» **Your instructions**
Where the data below has the string "this", return the whole line.

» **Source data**
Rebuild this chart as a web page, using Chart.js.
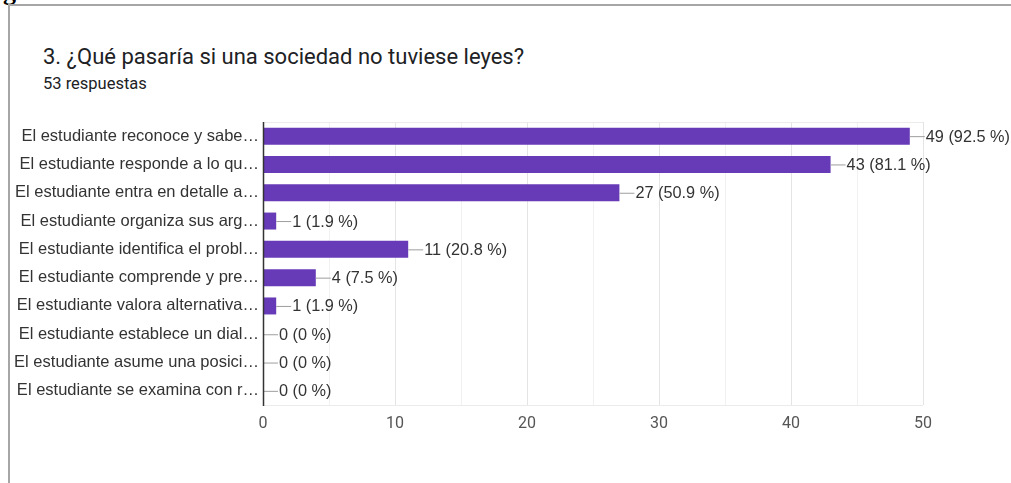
<!DOCTYPE html>
<html><head><meta charset="utf-8">
<script src="https://cdn.jsdelivr.net/npm/chart.js@4"></script>
<style>
html,body{margin:0;padding:0;background:#fff;width:1011px;height:483px;overflow:hidden;position:relative;}
#frame{position:absolute;left:8px;top:4px;width:1010px;height:490px;border-left:2px solid #a6a6a6;border-top:2px solid #a6a6a6;box-sizing:border-box;}
#g{position:absolute;left:3px;top:-21px;font:bold 26px "Liberation Serif",serif;color:#000;line-height:26px;}
#title{position:absolute;left:43px;top:44px;font:22px Roboto,sans-serif;color:#202124;white-space:nowrap;line-height:26px;}
#sub{position:absolute;left:43px;top:74px;font:16.5px Roboto,sans-serif;color:#202124;white-space:nowrap;line-height:20px;}
#c{position:absolute;left:0;top:0;}
</style></head><body>
<div id="g">g</div>
<div id="frame"></div>
<div id="title">3. ¿Qué pasaría si una sociedad no tuviese leyes?</div>
<div id="sub">53 respuestas</div>
<canvas id="c" width="1011" height="483"></canvas>
<script>
const categories = [
  "El estudiante reconoce y sabe…",
  "El estudiante responde a lo qu…",
  "El estudiante entra en detalle a…",
  "El estudiante organiza sus arg…",
  "El estudiante identifica el probl…",
  "El estudiante comprende y pre…",
  "El estudiante valora alternativa…",
  "El estudiante establece un dial…",
  "El estudiante asume una posici…",
  "El estudiante se examina con r…"
];
const counts = [49, 43, 27, 1, 11, 4, 1, 0, 0, 0];
const percentLabels = ["92.5 %", "81.1 %", "50.9 %", "1.9 %", "20.8 %", "7.5 %", "1.9 %", "0 %", "0 %", "0 %"];
const xTicks = [0, 10, 20, 30, 40, 50];

const labelPlugin = {
  id: 'barLabels',
  afterDatasetsDraw(chart) {
    const ctx = chart.ctx;
    const meta = chart.getDatasetMeta(0);
    ctx.save();
    ctx.font = '16.3px "Liberation Sans", Arial, sans-serif';
    ctx.textBaseline = 'middle';
    meta.data.forEach((bar, i) => {
      const x = bar.x, y = bar.y;
      ctx.strokeStyle = '#9e9e9e';
      ctx.lineWidth = 1;
      ctx.beginPath();
      ctx.moveTo(x, y + 0.5);
      ctx.lineTo(x + 15, y + 0.5);
      ctx.stroke();
      ctx.fillStyle = '#333';
      ctx.fillText(counts[i] + ' (' + percentLabels[i] + ')', x + 16, y + 1);
    });
    ctx.restore();
  },
  beforeDatasetsDraw(chart) {
    const a = chart.chartArea, ctx = chart.ctx;
    ctx.save();
    ctx.strokeStyle = '#ebebeb';
    ctx.lineWidth = 1;
    ctx.beginPath();
    ctx.moveTo(a.left, a.top + 0.5); ctx.lineTo(a.right, a.top + 0.5);
    ctx.moveTo(a.left, a.bottom + 0.5); ctx.lineTo(a.right, a.bottom + 0.5);
    ctx.stroke();
    ctx.restore();
  },
  afterDraw(chart) {
    const a = chart.chartArea, ctx = chart.ctx;
    ctx.save();
    ctx.strokeStyle = '#333';
    ctx.lineWidth = 1.5;
    ctx.beginPath();
    ctx.moveTo(a.left + 0.5, a.top); ctx.lineTo(a.left + 0.5, a.bottom + 1);
    ctx.stroke();
    ctx.restore();
  }
};

new Chart(document.getElementById('c'), {
  type: 'bar',
  data: {
    labels: categories,
    datasets: [{
      data: counts,
      backgroundColor: '#673ab7',
      borderWidth: 0,
      categoryPercentage: 0.6,
      barPercentage: 1.0
    }]
  },
  options: {
    indexAxis: 'y',
    responsive: false,
    animation: false,
    layout: { padding: { top: 122, right: 88, bottom: 0, left: 0 } },
    plugins: { legend: { display: false }, tooltip: { enabled: false } },
    scales: {
      x: {
        min: 0, max: 50,
        afterFit(s) { s.height = 78; },
        ticks: {
          stepSize: 5,
          padding: 9,
          color: '#555',
          font: { family: 'Roboto, sans-serif', size: 16 },
          callback: (v) => (xTicks.includes(v) ? String(v) : '')
        },
        grid: {
          color: (c) => (c.tick && c.tick.value % 10 === 0 ? '#e4e4e4' : '#f1f1f1'),
          drawTicks: false
        },
        border: { display: false }
      },
      y: {
        afterFit(s) { s.width = 263; },
        ticks: {
          color: '#333',
          padding: 4,
          autoSkip: false,
          font: { family: '"Liberation Sans", Arial, sans-serif', size: 16.5 }
        },
        grid: { display: false, drawTicks: false },
        border: { display: false }
      }
    }
  },
  plugins: [labelPlugin]
});
</script>
</body></html>
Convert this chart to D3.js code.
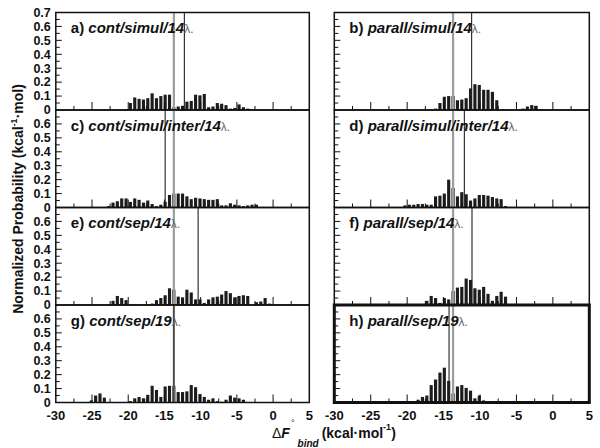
<!DOCTYPE html>
<html>
<head>
<meta charset="utf-8">
<script src="https://cdn.jsdelivr.net/npm/d3@7"></script>
<style>
  body { margin: 0; background: #fff; }
  text { font-family: "Liberation Sans", Arial, Helvetica, sans-serif; font-weight: bold; fill: #111; }
</style>
</head>
<body>
<div id="chart"></div>
<script>
// histogram bins: width and the center of bin index 0
const binWidth = 0.6;
const binOrigin = -13.7;

const panelIds = ['a', 'b', 'c', 'd', 'e', 'f', 'g', 'h'];
const panelNames = ['cont/simul/14', 'parall/simul/14', 'cont/simul/inter/14', 'parall/simul/inter/14',
                    'cont/sep/14', 'parall/sep/14', 'cont/sep/19', 'parall/sep/19'];
// index of the first bin of every panel
const firstBin = [-11, -4, -15, -11, -15, -6, -19, -9];

const probA = [0.005, 0.05, 0.09, 0.08, 0.075, 0.085, 0.12, 0.085, 0.1, 0.11, 0.11, 0.02, 0.025, 0.03, 0.06,
               0.065, 0.11, 0.105, 0.115, 0.02, 0.025, 0.05, 0.045, 0.035, 0.01, 0.015, 0.04, 0.02, 0.01];
const probB = [0.01, 0.05, 0.095, 0.1, 0.1, 0.07, 0.075, 0.085, 0.155, 0.185, 0.18, 0.145, 0.145, 0.13, 0.07,
               0, 0, 0, 0, 0, 0.01, 0.025, 0.035, 0.03];
const probC = [0.01, 0.035, 0.045, 0.065, 0.065, 0.04, 0.065, 0.055, 0.035, 0.05, 0.025, 0.01, 0.02, 0.04, 0.09,
               0.1, 0.1, 0.1, 0.08, 0.06, 0.07, 0.065, 0.06, 0.055, 0.055, 0.06, 0.015, 0.015, 0.03, 0.02,
               0.015, 0.01, 0.015, 0.02, 0.02];
const probD = [0.015, 0.02, 0.02, 0.025, 0.025, 0.02, 0.02, 0.08, 0.085, 0.1, 0.2, 0.14, 0.08, 0.11, 0.095,
               0.05, 0.065, 0.09, 0.09, 0.085, 0.075, 0.065, 0.06, 0.01];
const probE = [0.005, 0.03, 0.065, 0.05, 0.035, 0, 0, 0, 0, 0, 0.01, 0.035, 0.05, 0.07, 0.12, 0.11, 0.06, 0.055,
               0.11, 0.09, 0.04, 0.04, 0.015, 0.04, 0.055, 0.06, 0.075, 0.1, 0.085, 0.055, 0.065, 0.07, 0.065,
               0, 0.02, 0.025, 0.05, 0.01];
const probF = [0.03, 0.065, 0.05, 0.015, 0.05, 0.04, 0.1, 0.125, 0.13, 0.19, 0.18, 0.12, 0.11, 0.13, 0.08,
               0.03, 0.065, 0.095, 0.06];
const probG = [0.015, 0.05, 0.065, 0.035, 0, 0, 0, 0, 0, 0.01, 0.03, 0.04, 0.03, 0.055, 0.12, 0.09, 0.04, 0.115,
               0.12, 0.12, 0.075, 0.075, 0.08, 0.125, 0.11, 0.06, 0.04, 0.02, 0.03, 0.01, 0.005, 0.02, 0.05,
               0.035, 0.03, 0.02];
const probH = [0.01, 0.02, 0.04, 0.05, 0.125, 0.165, 0.215, 0.25, 0.155, 0.065, 0.115, 0.125, 0.105, 0.085,
               0.03, 0.05, 0.015];

const refValue = -13.7;   // gray reference line
const meanValues = [-12.25, -11.15, -14.9, -12.15, -10.35, -11.1, -13.7, -14.25];  // black lines

const xTickLabels = [-30, -25, -20, -15, -10, -5, 0, 5];
const yTickLabels = [0, 0.1, 0.2, 0.3, 0.4, 0.5, 0.6, 0.7];

const probs = [probA, probB, probC, probD, probE, probF, probG, probH];

// layout
const width = 600, height = 448;
const colRange = [[55.8, 309.3], [334.3, 589.3]];
const top0 = 12.5, rowH = 97.5;

const svg = d3.select('#chart').append('svg')
    .attr('width', width)
    .attr('height', height);

panelIds.forEach((id, i) => {
    const col = i % 2, row = Math.floor(i / 2);
    const x = d3.scaleLinear().domain([-30, 5]).range(colRange[col]);
    const y = d3.scaleLinear().domain([0, 0.7]).range([top0 + (row + 1) * rowH, top0 + row * rowH]);
    const g = svg.append('g').attr('class', 'panel-' + id);

    const bins = probs[i].map((v, j) => ({c: binOrigin + (firstBin[i] + j) * binWidth, v: v}))
        .filter(d => d.v > 0);
    const half = binWidth * 0.36;

    g.selectAll('rect.bar').data(bins).enter().append('rect')
        .attr('class', 'bar')
        .attr('x', d => x(d.c - half))
        .attr('width', d => x(d.c + half) - x(d.c - half))
        .attr('y', d => y(d.v))
        .attr('height', d => y(0) - y(d.v))
        .attr('fill', '#1c1c1c');

    // reference + mean lines
    g.append('line')
        .attr('x1', x(refValue)).attr('x2', x(refValue))
        .attr('y1', y(0)).attr('y2', y(0.7))
        .attr('stroke', '#9c9c9c').attr('stroke-width', 2.2);
    g.append('line')
        .attr('x1', x(meanValues[i])).attr('x2', x(meanValues[i]))
        .attr('y1', y(0)).attr('y2', y(0.7))
        .attr('stroke', '#222').attr('stroke-width', 1.1);

    // x ticks (inside, bottom)
    const xt = d3.range(-27.5, 5, 2.5);
    g.selectAll('line.xt').data(xt).enter().append('line')
        .attr('x1', d => x(d)).attr('x2', d => x(d))
        .attr('y1', y(0)).attr('y2', d => y(0) - (d % 5 === 0 ? 8 : 4))
        .attr('stroke', '#111').attr('stroke-width', 1);

    // y ticks (inside, left)
    const yt = d3.range(1, 14).map(k => k * 0.05);
    g.selectAll('line.yt').data(yt).enter().append('line')
        .attr('x1', x(-30)).attr('x2', (d, k) => x(-30) + (k % 2 === 1 ? 6 : 4))
        .attr('y1', d => y(d)).attr('y2', d => y(d))
        .attr('stroke', '#111').attr('stroke-width', 1);

    g.append('rect')
        .attr('x', x(-30)).attr('y', y(0.7))
        .attr('width', x(5) - x(-30)).attr('height', y(0) - y(0.7))
        .attr('fill', 'none')
        .attr('stroke', '#111')
        .attr('stroke-width', id === 'h' ? 3 : 1.5);

    // y tick labels on the left column
    if (col === 0) {
        const labs = row === 0 ? yTickLabels : yTickLabels.slice(0, 7);
        g.selectAll('text.yl').data(labs).enter().append('text')
            .attr('x', x(-30) - 5)
            .attr('y', d => y(d) + 4.3)
            .attr('text-anchor', 'end')
            .attr('font-size', 12.5)
            .text(d => d === 0 ? '0' : d3.format('.1f')(d));
    }

    // x tick labels on the bottom row
    if (row === 3) {
        g.selectAll('text.xl').data(xTickLabels).enter().append('text')
            .attr('x', d => x(d))
            .attr('y', 420)
            .attr('text-anchor', 'middle')
            .attr('font-size', 13)
            .text(d => d);
    }

    // panel title
    const t = g.append('text')
        .attr('x', x(-30) + 15)
        .attr('y', y(0.7) + 20.5)
        .attr('font-size', 15);
    t.append('tspan').text(id + ') ');
    t.append('tspan').attr('font-style', 'italic').text(panelNames[i]);
    t.append('tspan').attr('font-weight', 'normal').attr('font-size', 12).attr('fill', '#666').text('λ.');
});

// axis titles
svg.append('text')
    .attr('transform', 'translate(23,199) rotate(-90)')
    .attr('text-anchor', 'middle')
    .attr('font-size', 14)
    .call(t => {
        t.append('tspan').text('Normalized Probability (kcal');
        t.append('tspan').attr('font-size', 9).attr('dy', -6).text('-1');
        t.append('tspan').attr('dy', 6).text('·mol)');
    });

const xt = svg.append('text').attr('x', 272).attr('y', 438).attr('font-size', 14);
xt.append('tspan').attr('font-weight', 'normal').text('Δ');
xt.append('tspan').attr('font-style', 'italic').text('F');
xt.append('tspan').attr('font-weight', 'normal').attr('font-size', 9).attr('dx', 1).attr('dy', -12).text('°');
xt.append('tspan').attr('font-style', 'italic').attr('font-size', 10).attr('dx', 3).attr('dy', 21).text('bind');
xt.append('tspan').attr('dx', 3).attr('dy', -9).text('(kcal·mol');
xt.append('tspan').attr('font-size', 9).attr('dy', -8).text('-1');
xt.append('tspan').attr('dy', 8).text(')');
</script>
</body>
</html>
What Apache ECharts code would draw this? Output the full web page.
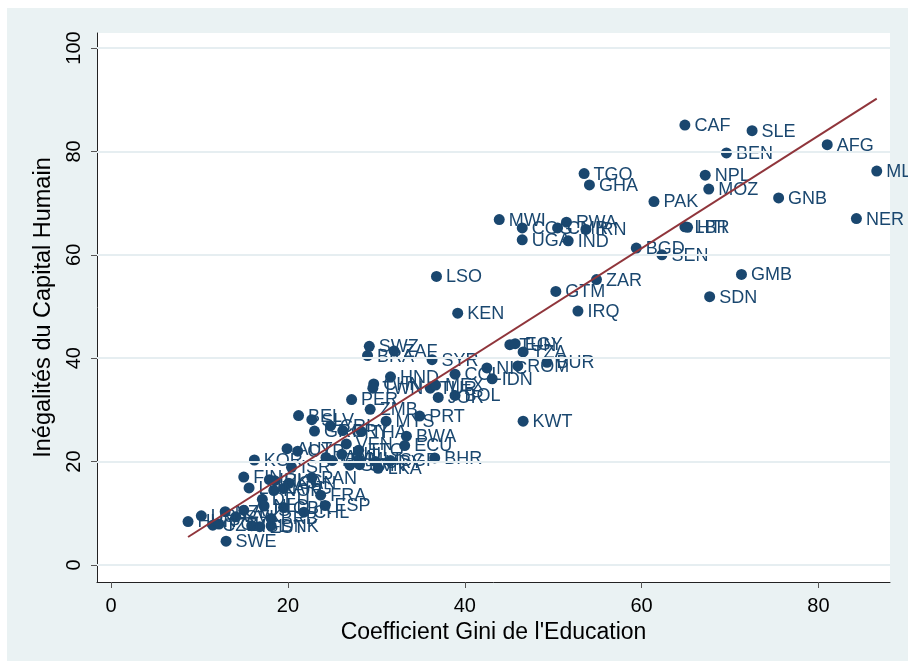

» **Finished task**
Rebuild this chart as a web page, using Chart.js.
Convert this chart to D3.js code.
What Apache ECharts code would draw this? Output the full web page.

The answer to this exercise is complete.